Does someone have an idea if it would work?
Thanks in advance!
| HammerJack |
Under the ranger feat that advances a companion to mature, there is am additional effect. If you have a hunted prey, your companion is able to take one stride or strike action to engage your prey, without being commanded.
The animal companion is still a minion with a maximum of 2 actions per round. Unlike Companion's Cry, which allows you to spend 2 actions to break that limit, there is nothing to override the general rule. So the companion gets either 1 action on its own, or 2 actions from being directed, not a total of 3.
| Fuzzy-Wuzzy |
Your animal companion grows up, becoming a mature animal companion and gaining additional capabilities (page 214).
If you have the Hunt Prey action, your animal companion assaults the prey even without your orders. During an encounter, even if you don’t use the Command an Animal action, your animal companion can still use 1 action that round on your turn to Stride toward or Strike your prey.

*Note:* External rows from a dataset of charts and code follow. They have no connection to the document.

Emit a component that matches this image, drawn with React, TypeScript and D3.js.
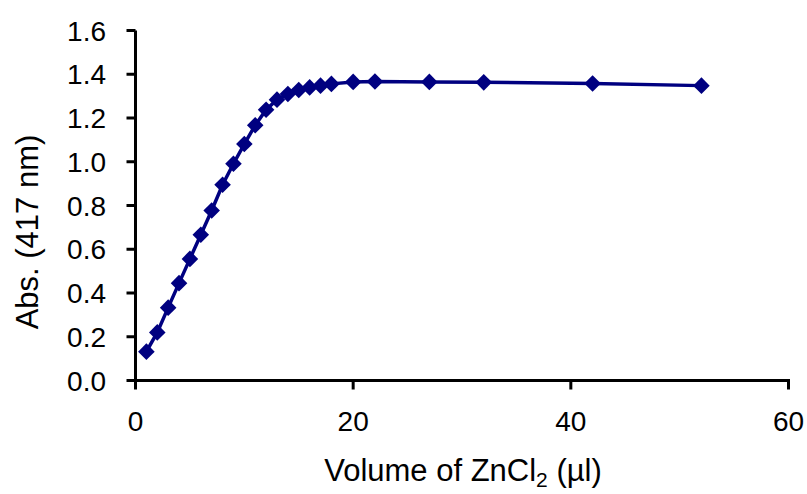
import React from "react";
import * as d3 from "d3";

// Zinc chloride titration: absorbance at 417 nm vs. added volume
const volumes = [1, 2, 3, 4, 5, 6, 7, 8, 9, 10, 11, 12, 13, 14, 15, 16, 17, 18, 20, 22, 27, 32, 42, 52];
const absorbance = [
  0.132, 0.22, 0.333, 0.445, 0.556, 0.666, 0.777, 0.895, 0.991, 1.081, 1.167, 1.238,
  1.284, 1.31, 1.328, 1.34, 1.348, 1.356, 1.365, 1.367, 1.365, 1.363, 1.358, 1.348,
];
const xTicks = [0, 20, 40, 60];
const yTicks = [0, 0.2, 0.4, 0.6, 0.8, 1.0, 1.2, 1.4, 1.6];

const W = 807;
const H = 494;
const left = 135.5;
const right = 788.5;
const top = 30.5;
const bottom = 380.5;
const NAVY = "#000080";
const FONT = "'Liberation Sans', Arial, sans-serif";

export default function App() {
  const x = d3.scaleLinear().domain([0, 60]).range([left, right]);
  const y = d3.scaleLinear().domain([0, 1.6]).range([bottom, top]);
  const pts = volumes.map((v, i) => [v, absorbance[i]] as [number, number]);
  const line = d3
    .line<[number, number]>()
    .x((d) => x(d[0]))
    .y((d) => y(d[1]));
  const diamond = d3.symbol().type(d3.symbolDiamond2).size(175)() as string;

  return (
    <svg
      width={W}
      height={H}
      style={{ position: "absolute", left: 0, top: 0, background: "#fff" }}
      fontFamily={FONT}
    >
      {/* axes */}
      <line x1={left} x2={left} y1={top} y2={bottom} stroke="#000" strokeWidth={3} />
      <line x1={left - 1.5} x2={right + 1.5} y1={bottom} y2={bottom} stroke="#000" strokeWidth={3} />
      {yTicks.map((t) => (
        <g key={"y" + t}>
          <line x1={left - 9} x2={left} y1={y(t)} y2={y(t)} stroke="#000" strokeWidth={3} />
          <text x={106} y={y(t)} dy="0.36em" textAnchor="end" fontSize={28} fill="#000">
            {d3.format(".1f")(t)}
          </text>
        </g>
      ))}
      {xTicks.map((t) => (
        <g key={"x" + t}>
          <line x1={x(t)} x2={x(t)} y1={bottom} y2={bottom + 9} stroke="#000" strokeWidth={3} />
          <text x={x(t)} y={431} textAnchor="middle" fontSize={28} fill="#000">
            {t}
          </text>
        </g>
      ))}
      {/* axis titles */}
      <text x={463} y={481} textAnchor="middle" fontSize={31} fill="#000">
        Volume of ZnCl
        <tspan dy={6} fontSize={21}>2</tspan>
        <tspan dy={-6}> (µl)</tspan>
      </text>
      <text
        transform={`translate(38,232) rotate(-90)`}
        textAnchor="middle"
        fontSize={31}
        fill="#000"
      >
        Abs. (417 nm)
      </text>
      {/* series */}
      <path d={line(pts) as string} fill="none" stroke={NAVY} strokeWidth={3.5} />
      {pts.map((d, i) => (
        <path key={i} d={diamond} transform={`translate(${x(d[0])},${y(d[1])})`} fill={NAVY} />
      ))}
    </svg>
  );
}
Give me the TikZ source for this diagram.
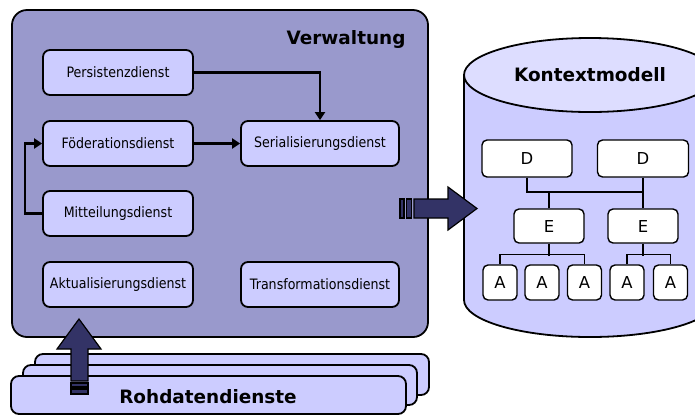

As I read it, the take-an-action-anyway only kicks in once you've decided not to Command an Animal that turn, implying that once you invoke it you can't then Command for another action.
That said, I don't see any harm or OP-ness if you want to let the ranger do this anyway. It's basically just "you can split your companion's two actions up as long as the first one is a Stride/Strike to your prey." Even if the ranger uses Companion's Cry (ranger feat 4) it works out reasonably (IMHO), you get the 'free' action, then your own action, then spend two actions giving it two more actions.
It's somewhat more powerful if the ranger is riding his companion, because that enables otherwise-impossible combinations (companion Strides to prey, ranger attacks twice and Commands companion to Stride back). Then again, the rules for riding a regular (not companion) creature let you do "mount Strides, rider Strikes, mount Strides back" so this seems fair.